I am very grateful to the noble Earl, who has been very influential, as I will explain in a moment, in persuading the Government to think about this again. I will not quote it again, but what I just quoted was the view at the time we consulted.
The Scottish Government concluded that regulation would be unnecessary and disproportionate. It may well be that, from the evidence the noble Earl referred to, since then they have changed their view.

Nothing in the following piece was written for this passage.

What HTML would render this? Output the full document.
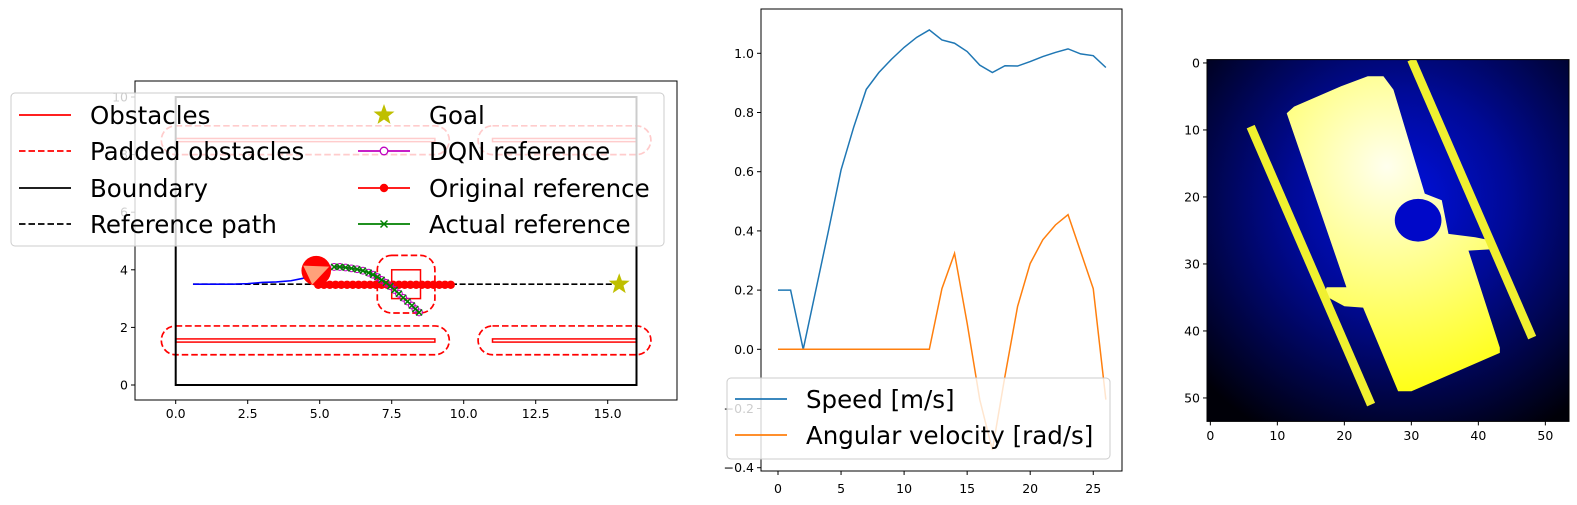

As for regulatory arbitrage, it should not mean that a firm can evade regulation by moving across the border. The Bill gives the Treasury a power to define when a person should be treated as carrying on claims management activity in England and Wales, which gives government the flexibility to adapt the definition should the market change. When exercising this power, the Government intend to capture CMCs approaching consumers in England and Wales, and CMCs taking forward their claims should be subject to FCA regulation. This mirrors the current regulatory framework, in which the requirement to be authorised is not dependent on where the CMC is located but based on where it carries out the regulated service.
With regard to nuisance calls in Scotland, the Government continue to build on a package of measures to tackle this problem across the UK. We have already delivered a number of actions, including: a measure in the Digital Economy Act 2017 making it a requirement for the Information Commissioner to issue a statutory code of practice on direct marketing; requiring all direct marketing callers to provide caller line identification; and increasing the maximum level of monetary penalty the ICO can issue to £500,000 for serious breaches of the regulations. In the light of what the noble Earl has said, we will re-engage with the Scottish Government on this issue and keep our position on claims management regulation under review.
Amendment 75, tabled by the noble Lords, Lord McKenzie and Lord Stevenson, seeks to establish a timescale within which the Government will commence the legislation relating to the single financial guidance body. I am not sure the amendment would do what the noble Lord wants: these regulations would have to be made within 18 months of Royal Assent, but the regulations could then provide for these sections to come into effect after 18 months have passed. I am sure that was not the intention, but that is the reading of the amendment as I have interpreted it. As indicated in our response to the consultation on the single financial guidance body, the new body will come into existence no earlier than autumn 2018. We want to ensure that we provide for the best possible transition from the existing services to the new body. We are conscious, though, that the process has already created some uncertainty for existing services and for consumers. For that reason, as well as those given by the noble Lord, we would like to move as quickly as is practicable.
We also want to provide time for the chair and chief executive to assess and contribute to the key set-up arrangements. In line with Managing Public Money principles, the Bill must have passed Second Reading in the House of Commons before a recruitment exercise for the chair and chief executive can commence. We anticipate starting this recruitment exercise as soon as possible after that point. We are working with existing services and other key stakeholders to ensure that we remain on track to establish the new body. Although I sympathise with what the noble Lord is seeking to achieve with this amendment, I assure him we have
every intention of establishing the new body as soon as is practically possible and ensuring that the body is able to deliver an improved, joined-up service to meet the needs of the public.
Against the background of the undertaking I have given to the noble Earl, and the assurances I have just given to the noble Lord, Lord Stevenson, I hope this amendment might be withdrawn and the others not pressed.